## Your task
Output the material exactly, but drop every image it holds.

_____

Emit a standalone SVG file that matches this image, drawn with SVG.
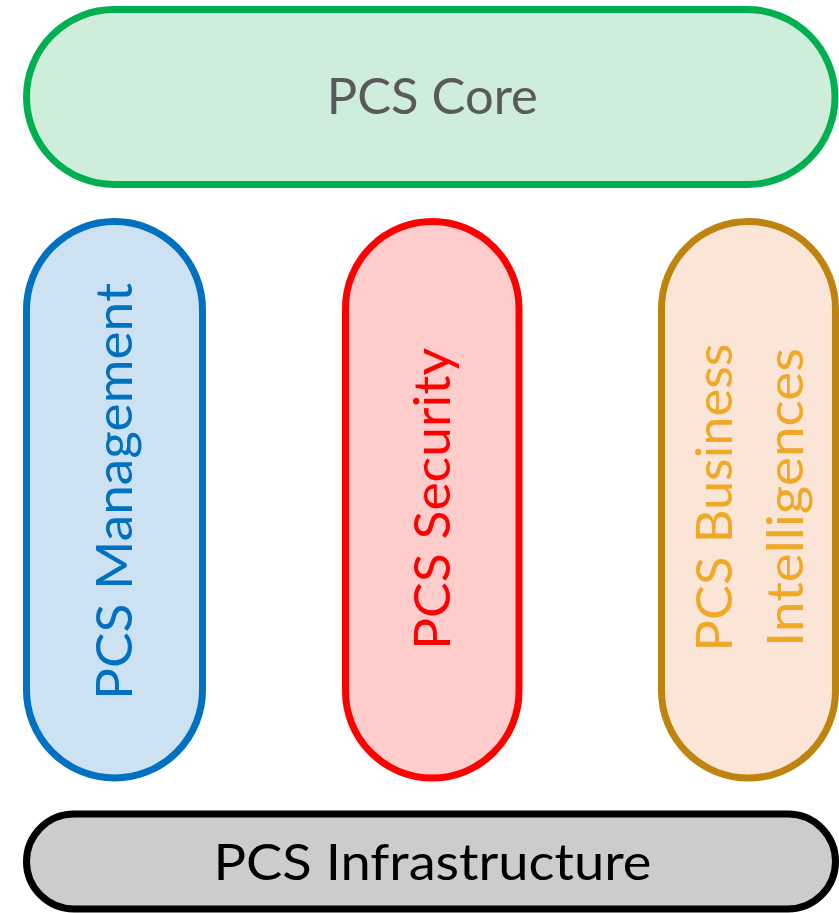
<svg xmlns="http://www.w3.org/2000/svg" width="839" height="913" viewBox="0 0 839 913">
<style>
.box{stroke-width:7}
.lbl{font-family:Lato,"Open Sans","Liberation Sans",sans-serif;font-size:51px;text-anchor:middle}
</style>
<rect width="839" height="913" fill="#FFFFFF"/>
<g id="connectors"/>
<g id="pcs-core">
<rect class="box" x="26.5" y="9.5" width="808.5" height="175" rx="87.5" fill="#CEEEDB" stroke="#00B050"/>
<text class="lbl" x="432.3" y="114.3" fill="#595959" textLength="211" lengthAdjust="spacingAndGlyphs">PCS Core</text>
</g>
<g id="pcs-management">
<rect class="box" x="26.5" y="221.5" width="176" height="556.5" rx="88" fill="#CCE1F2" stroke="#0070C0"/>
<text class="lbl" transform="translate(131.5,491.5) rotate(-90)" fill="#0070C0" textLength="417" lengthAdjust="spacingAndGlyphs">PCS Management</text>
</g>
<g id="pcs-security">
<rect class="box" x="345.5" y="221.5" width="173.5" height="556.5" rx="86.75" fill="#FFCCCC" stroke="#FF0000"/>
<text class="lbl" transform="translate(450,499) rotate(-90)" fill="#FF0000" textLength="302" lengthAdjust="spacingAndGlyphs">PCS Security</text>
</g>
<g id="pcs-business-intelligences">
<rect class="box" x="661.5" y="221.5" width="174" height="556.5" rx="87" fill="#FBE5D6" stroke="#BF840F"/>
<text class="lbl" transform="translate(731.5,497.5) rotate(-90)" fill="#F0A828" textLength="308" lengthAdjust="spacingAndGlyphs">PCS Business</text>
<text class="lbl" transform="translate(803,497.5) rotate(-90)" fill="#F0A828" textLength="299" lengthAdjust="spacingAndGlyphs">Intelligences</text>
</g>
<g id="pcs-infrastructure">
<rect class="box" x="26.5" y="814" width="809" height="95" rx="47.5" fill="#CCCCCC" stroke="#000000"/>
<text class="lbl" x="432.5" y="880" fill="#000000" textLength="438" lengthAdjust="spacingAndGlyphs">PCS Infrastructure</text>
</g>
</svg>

_____

## In response
Emit a standalone SVG file that matches this image, drawn with SVG.
<svg xmlns="http://www.w3.org/2000/svg" width="839" height="913" viewBox="0 0 839 913">
<style>
.box{stroke-width:7}
.lbl{font-family:Lato,"Open Sans","Liberation Sans",sans-serif;font-size:51px;text-anchor:middle}
</style>
<rect width="839" height="913" fill="#FFFFFF"/>
<g id="connectors"/>
<g id="pcs-core">
<rect class="box" x="26.5" y="9.5" width="808.5" height="175" rx="87.5" fill="#CEEEDB" stroke="#00B050"/>
<text class="lbl" x="432.3" y="114.3" fill="#595959" textLength="211" lengthAdjust="spacingAndGlyphs">PCS Core</text>
</g>
<g id="pcs-management">
<rect class="box" x="26.5" y="221.5" width="176" height="556.5" rx="88" fill="#CCE1F2" stroke="#0070C0"/>
<text class="lbl" transform="translate(131.5,491.5) rotate(-90)" fill="#0070C0" textLength="417" lengthAdjust="spacingAndGlyphs">PCS Management</text>
</g>
<g id="pcs-security">
<rect class="box" x="345.5" y="221.5" width="173.5" height="556.5" rx="86.75" fill="#FFCCCC" stroke="#FF0000"/>
<text class="lbl" transform="translate(450,499) rotate(-90)" fill="#FF0000" textLength="302" lengthAdjust="spacingAndGlyphs">PCS Security</text>
</g>
<g id="pcs-business-intelligences">
<rect class="box" x="661.5" y="221.5" width="174" height="556.5" rx="87" fill="#FBE5D6" stroke="#BF840F"/>
<text class="lbl" transform="translate(731.5,497.5) rotate(-90)" fill="#F0A828" textLength="308" lengthAdjust="spacingAndGlyphs">PCS Business</text>
<text class="lbl" transform="translate(803,497.5) rotate(-90)" fill="#F0A828" textLength="299" lengthAdjust="spacingAndGlyphs">Intelligences</text>
</g>
<g id="pcs-infrastructure">
<rect class="box" x="26.5" y="814" width="809" height="95" rx="47.5" fill="#CCCCCC" stroke="#000000"/>
<text class="lbl" x="432.5" y="880" fill="#000000" textLength="438" lengthAdjust="spacingAndGlyphs">PCS Infrastructure</text>
</g>
</svg>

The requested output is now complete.